[Start]
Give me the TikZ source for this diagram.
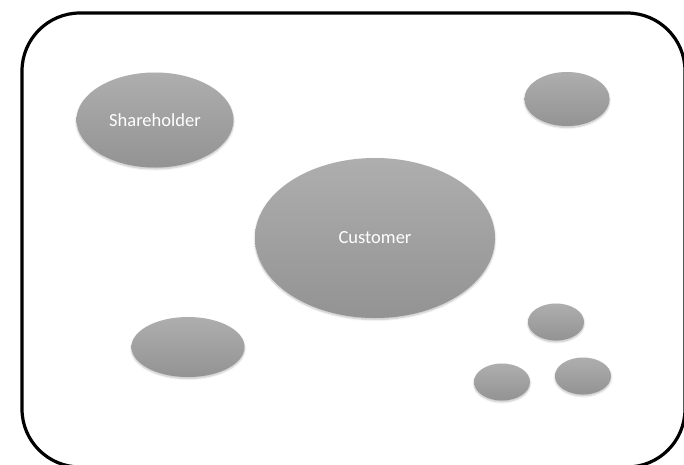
\documentclass[tikz,border=0pt]{standalone}
\usepackage{fontspec}
\setmainfont{Carlito}
\usetikzlibrary{shapes.geometric,shadows.blur}
\definecolor{topgray}{HTML}{AEAEAE}
\definecolor{botgray}{HTML}{939393}
\tikzset{
  blob/.style={ellipse, inner sep=0pt, top color=topgray, bottom color=botgray, draw=none,
    blur shadow={shadow xshift=0pt, shadow yshift=-1.5pt, shadow blur steps=6, shadow opacity=25},
    text=white, font=\fontsize{18.5}{20}\selectfont},
  frame/.style={draw=black, line width=3.2pt, rounded corners=58pt}
}
\begin{document}
\begin{tikzpicture}[x=1pt,y=-1pt]
\useasboundingbox (0,0) rectangle (684,464);
\path[frame] (22,13) rectangle (685,467);
\node[blob, minimum width=157pt, minimum height=95pt] (share) at (155,120) {\raisebox{-2.5pt}{Shareholder}};
\node[blob, minimum width=240pt, minimum height=160pt] (cust) at (375,238) {\raisebox{-2pt}{Customer}};
\node[blob, minimum width=85pt, minimum height=54pt] (tr) at (567,99) {};
\node[blob, minimum width=113pt, minimum height=60pt] (bl) at (188,347) {};
\node[blob, minimum width=56pt, minimum height=37pt] (s1) at (556,322) {};
\node[blob, minimum width=56pt, minimum height=37pt] (s2) at (502,382) {};
\node[blob, minimum width=56pt, minimum height=37pt] (s3) at (583,376) {};
\end{tikzpicture}
\end{document}
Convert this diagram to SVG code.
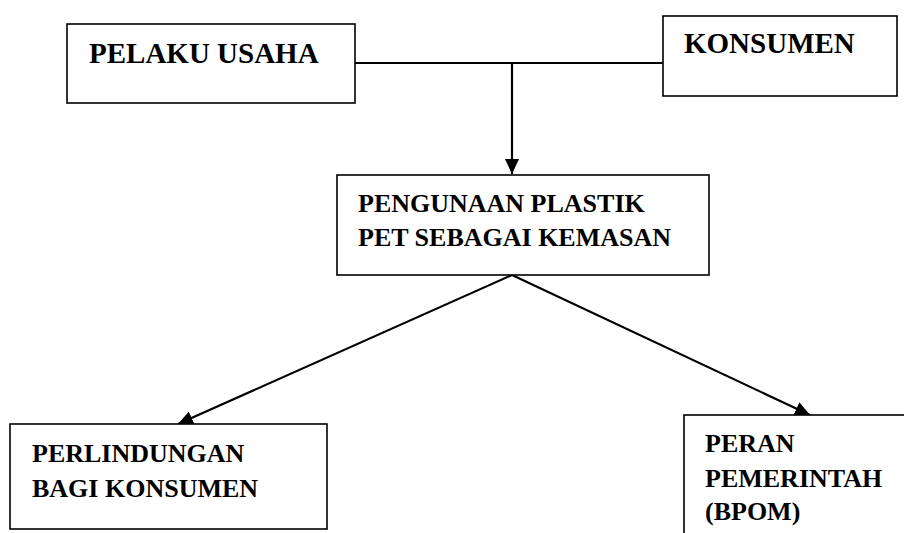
[End]
### Directive
Your copy should match the records word for word, with the pictures removed.

### Reply
Give me the TikZ source for this diagram.
\documentclass[tikz,border=0pt]{standalone}
\usepackage{fontspec}
\setmainfont{Carlito}
\usetikzlibrary{shapes.geometric,shadows.blur}
\definecolor{topgray}{HTML}{AEAEAE}
\definecolor{botgray}{HTML}{939393}
\tikzset{
  blob/.style={ellipse, inner sep=0pt, top color=topgray, bottom color=botgray, draw=none,
    blur shadow={shadow xshift=0pt, shadow yshift=-1.5pt, shadow blur steps=6, shadow opacity=25},
    text=white, font=\fontsize{18.5}{20}\selectfont},
  frame/.style={draw=black, line width=3.2pt, rounded corners=58pt}
}
\begin{document}
\begin{tikzpicture}[x=1pt,y=-1pt]
\useasboundingbox (0,0) rectangle (684,464);
\path[frame] (22,13) rectangle (685,467);
\node[blob, minimum width=157pt, minimum height=95pt] (share) at (155,120) {\raisebox{-2.5pt}{Shareholder}};
\node[blob, minimum width=240pt, minimum height=160pt] (cust) at (375,238) {\raisebox{-2pt}{Customer}};
\node[blob, minimum width=85pt, minimum height=54pt] (tr) at (567,99) {};
\node[blob, minimum width=113pt, minimum height=60pt] (bl) at (188,347) {};
\node[blob, minimum width=56pt, minimum height=37pt] (s1) at (556,322) {};
\node[blob, minimum width=56pt, minimum height=37pt] (s2) at (502,382) {};
\node[blob, minimum width=56pt, minimum height=37pt] (s3) at (583,376) {};
\end{tikzpicture}
\end{document}
Convert this diagram to SVG code.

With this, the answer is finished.